Ни один из этих подходов не описывает явления секуляризации в целом; кроме того, в их рамках Церковь понимается как социальный институт, имеющий ярко выраженный клерикальный характер. Вне такого подхода остаются богословские и церковно-исторические аспекты проблемы, а также связанные с ними социальные процессы, находящие отражение в человеческом сознании.
С этой точки зрения важнейший аспект проблемы секуляризации – это вопрос о месте Православной Церкви в социальной, интеллектуальной и культурной жизни русского общества второй половины XIX в. Таким образом, смысл понятия «секуляризация» определяется только в контексте вопроса о взаимодействии Церкви и окружающего мира в конкретную историческую эпоху.
Это взаимодействие выражается в диалектической связи двух процессов, которые связаны с рядом особенностей и которые можно определять с помощью терминов «воцерковление» и «обмирщение». Под «обмирщением» здесь понимается переориентация человеческого сознания на временные, земные ценности, что, в свою очередь, и ведет к глобальным последствиям в социальной и культурной сферах, а также в области церковно-государственных отношений.
Таким образом, под секуляризацией мы будем понимать один из аспектов взаимодействия Церкви и мира, который определяется сложным сочетанием нескольких факторов. В первую очередь одним из этих факторов является апостольская направленность церковной проповеди, которая ставит своей целью преображение мира и расширение церковных границ до границ Вселенной. Таким образом, мы исходим из того факта, что в этом мире и христианство, и Церковь, и каждый христианин призваны к активному, творческому преображению действительности.

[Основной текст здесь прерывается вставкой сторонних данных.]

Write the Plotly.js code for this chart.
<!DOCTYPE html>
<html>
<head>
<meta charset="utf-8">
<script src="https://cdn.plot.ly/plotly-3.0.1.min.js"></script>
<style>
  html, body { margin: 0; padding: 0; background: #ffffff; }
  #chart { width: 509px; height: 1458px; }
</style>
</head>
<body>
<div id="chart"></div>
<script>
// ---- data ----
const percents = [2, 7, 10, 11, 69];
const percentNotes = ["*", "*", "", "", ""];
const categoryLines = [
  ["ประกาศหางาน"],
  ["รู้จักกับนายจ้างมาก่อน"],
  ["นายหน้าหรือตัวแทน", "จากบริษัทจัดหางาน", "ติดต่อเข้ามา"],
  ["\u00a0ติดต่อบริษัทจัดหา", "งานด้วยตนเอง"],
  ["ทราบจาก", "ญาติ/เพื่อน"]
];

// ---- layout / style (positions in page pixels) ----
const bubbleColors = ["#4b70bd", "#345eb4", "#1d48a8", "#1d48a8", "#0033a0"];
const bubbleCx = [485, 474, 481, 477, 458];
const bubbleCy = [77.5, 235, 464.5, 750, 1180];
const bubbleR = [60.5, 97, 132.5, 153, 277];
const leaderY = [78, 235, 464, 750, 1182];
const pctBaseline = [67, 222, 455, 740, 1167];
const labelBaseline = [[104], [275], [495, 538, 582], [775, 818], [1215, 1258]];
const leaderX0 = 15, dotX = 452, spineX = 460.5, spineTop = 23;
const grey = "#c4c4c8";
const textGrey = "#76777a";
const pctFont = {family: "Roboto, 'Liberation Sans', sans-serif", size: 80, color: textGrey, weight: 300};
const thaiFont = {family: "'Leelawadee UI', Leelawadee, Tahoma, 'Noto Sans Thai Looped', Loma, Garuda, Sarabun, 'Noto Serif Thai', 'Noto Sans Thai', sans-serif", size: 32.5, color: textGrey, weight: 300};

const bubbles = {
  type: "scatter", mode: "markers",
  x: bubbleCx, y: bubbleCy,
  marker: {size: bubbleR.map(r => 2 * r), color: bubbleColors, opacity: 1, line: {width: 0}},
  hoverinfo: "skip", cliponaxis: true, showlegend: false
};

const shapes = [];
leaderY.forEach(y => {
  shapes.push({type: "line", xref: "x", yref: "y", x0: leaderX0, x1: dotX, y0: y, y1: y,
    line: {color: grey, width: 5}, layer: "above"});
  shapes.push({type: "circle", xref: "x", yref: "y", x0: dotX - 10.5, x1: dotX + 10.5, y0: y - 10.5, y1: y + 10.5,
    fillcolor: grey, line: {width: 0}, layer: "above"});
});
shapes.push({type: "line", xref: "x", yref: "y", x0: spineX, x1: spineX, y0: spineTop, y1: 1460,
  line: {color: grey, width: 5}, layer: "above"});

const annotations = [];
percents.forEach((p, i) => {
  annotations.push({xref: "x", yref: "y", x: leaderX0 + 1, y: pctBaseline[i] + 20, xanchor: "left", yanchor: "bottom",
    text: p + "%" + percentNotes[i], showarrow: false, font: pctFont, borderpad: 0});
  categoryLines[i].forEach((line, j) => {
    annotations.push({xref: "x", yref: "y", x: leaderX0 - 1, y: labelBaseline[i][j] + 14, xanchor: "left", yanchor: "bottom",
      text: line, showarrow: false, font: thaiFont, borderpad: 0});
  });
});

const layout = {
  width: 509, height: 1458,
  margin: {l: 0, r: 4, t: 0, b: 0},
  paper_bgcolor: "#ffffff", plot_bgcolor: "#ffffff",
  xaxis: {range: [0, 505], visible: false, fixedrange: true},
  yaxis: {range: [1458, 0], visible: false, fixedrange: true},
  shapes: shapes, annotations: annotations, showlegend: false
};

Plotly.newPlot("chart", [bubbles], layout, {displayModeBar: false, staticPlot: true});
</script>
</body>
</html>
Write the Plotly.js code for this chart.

В то же время жизнь Церкви в конкретных историко-культурных условиях требует определенного приспособления – жизнь мира, который лежит во зле (1 Ин 5. 19), диктует формы и методы церковной проповеди и влияет на внешние формы церковной жизни (церковное право, обряды и т. д.). Церковь всегда стремится донести до мира Евангельскую весть на адекватном, понятном миру языке. В этом смысле секуляризация является вызовом для Церкви и богословия, так как требует ответа и диалога. Таким образом, включение Церкви в жизнь мира приводит к его христианизации, но одновременно несет в себе опасность неадекватного восприятия церковной вести и ее трансформации в общественном сознании, в том числе в сознании самих членов Церкви.
Активная церковная проповедь, с одной стороны, и частичное обмирщение самого церковного сознания, с другой, неизбежно вызывают противодействие и приводят к отторжению Церкви миром, которое может принимать агрессивную форму. Признаком такой агрессии является культурная, общественная, правовая и экономическая маргинализация Церкви и религии.
Секуляризация есть вызов Церкви, всегда возникающий в контексте конкретных историко-культурных обстоятельств, который ставит Церковь перед выбором метода и способа проповеди, метода и способа воздействия на мир.
Можно утверждать, что проблема секуляризма является для русской культуры ключевой, причем эта проблема была в каком-то смысле осознана и пережита исторически еще в эпоху раскола, когда определенно возникает стремление оградить Церковь от обмирщения, заражения Церкви мирским духом.
Подробно вопрос о секулярных процессах в культуре рассматривает в своих лекциях по истории русской философии прот. В. Зеньковский[50]. Он указывает, что, в отличие от Запада, где качественный рывок в развитии секуляризационных процессов, связанный с утверждением антропоцентричного мировоззрения, осуществился уже в XIV–XV вв., в восточнохристианской ойкумене дело обстояло несколько по-иному. Однако постепенное проникновение западных влияний, то, что можно назвать европеизацией русской жизни, и одновременное выявление собственной сложности привели к тому, что начиная с XVII в. русская интеллектуальная культура (как богословская, так и философская) во многом формируется в идейном поле, определяемом темами обмирщения и секуляризации.
По мнению прот. В. Зеньковского, события русской истории XVII в. наглядно показали, что построение «священного царства» на земле есть утопия, но осознание этого факта означало рождение новой эпохи в русской истории, культуре и мысли – эпохи, которая характеризуется параллельным развитием двух исторических процессов. С одной стороны, это возникновение самостоятельной светской культуры, уже не имеющей связи с церковным сознанием, вне Церкви и независимо от нее, иногда даже и в сознательном противопоставлении себя церковному сознанию. С другой стороны, в самом церковном сознании, пока без разрыва с Церковью, в это же время происходит глубокий перелом: в его недрах рождается «свободная христианская философия», более точно – свободная христианская культура, провозглашающая необходимость простора для философской и богословской мысли, художественного творчества, базирующихся на христианских принципах, но отстаивающих свободу в искании истины. Таким образом, прежнее единство культуры разбивается, творческая работа в церковном сознании и вне его идет не по единому руслу, а по двум разным направлениям.